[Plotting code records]
>> Begin

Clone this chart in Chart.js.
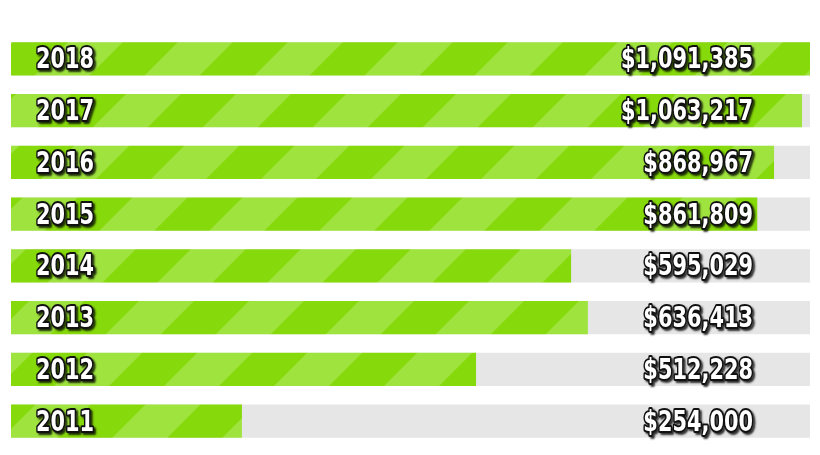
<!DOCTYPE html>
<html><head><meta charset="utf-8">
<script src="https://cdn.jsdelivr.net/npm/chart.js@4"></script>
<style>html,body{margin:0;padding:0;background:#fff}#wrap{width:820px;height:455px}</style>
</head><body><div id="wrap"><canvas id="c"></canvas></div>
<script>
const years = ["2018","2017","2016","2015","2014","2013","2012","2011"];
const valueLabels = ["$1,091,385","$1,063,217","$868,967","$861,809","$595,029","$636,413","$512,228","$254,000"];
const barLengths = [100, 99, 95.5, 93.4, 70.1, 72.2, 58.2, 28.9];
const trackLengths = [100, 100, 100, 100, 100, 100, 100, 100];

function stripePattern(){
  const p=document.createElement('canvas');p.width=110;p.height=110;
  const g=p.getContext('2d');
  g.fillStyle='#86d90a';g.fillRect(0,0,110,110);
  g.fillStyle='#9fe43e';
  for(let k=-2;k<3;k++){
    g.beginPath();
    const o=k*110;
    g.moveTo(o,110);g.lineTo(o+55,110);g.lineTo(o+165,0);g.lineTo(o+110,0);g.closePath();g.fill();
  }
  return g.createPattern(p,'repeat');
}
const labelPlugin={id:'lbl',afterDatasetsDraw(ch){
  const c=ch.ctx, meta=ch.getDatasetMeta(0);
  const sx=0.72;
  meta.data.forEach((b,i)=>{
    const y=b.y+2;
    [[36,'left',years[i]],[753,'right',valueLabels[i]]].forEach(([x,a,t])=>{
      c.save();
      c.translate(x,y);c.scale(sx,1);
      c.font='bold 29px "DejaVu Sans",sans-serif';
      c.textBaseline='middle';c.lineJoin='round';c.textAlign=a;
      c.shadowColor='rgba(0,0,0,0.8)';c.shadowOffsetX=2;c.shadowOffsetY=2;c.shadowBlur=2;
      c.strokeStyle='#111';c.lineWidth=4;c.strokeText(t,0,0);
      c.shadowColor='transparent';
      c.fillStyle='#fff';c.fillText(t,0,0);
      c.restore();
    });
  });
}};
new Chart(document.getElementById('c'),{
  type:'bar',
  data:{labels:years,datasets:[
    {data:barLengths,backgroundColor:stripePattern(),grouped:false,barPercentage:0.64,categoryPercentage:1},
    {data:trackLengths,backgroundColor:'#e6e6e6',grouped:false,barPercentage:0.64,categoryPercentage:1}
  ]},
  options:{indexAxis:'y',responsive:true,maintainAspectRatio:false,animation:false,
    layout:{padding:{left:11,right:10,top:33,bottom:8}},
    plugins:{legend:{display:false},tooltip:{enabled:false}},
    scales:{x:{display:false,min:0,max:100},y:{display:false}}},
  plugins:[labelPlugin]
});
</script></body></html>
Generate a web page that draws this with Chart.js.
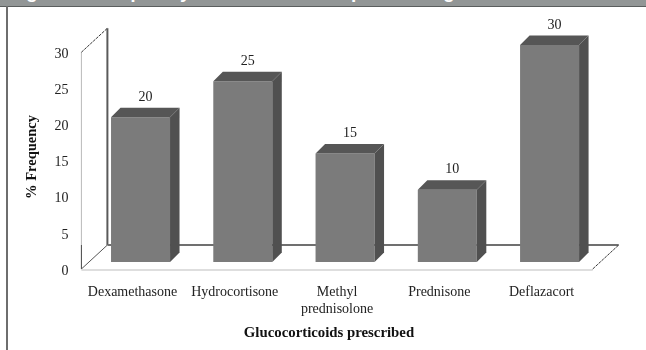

>> End

* Short problem
Extract, from the material above, each line holding the word "this".

* In response
Clone this chart in Chart.js.
Generate a web page that draws this with Chart.js.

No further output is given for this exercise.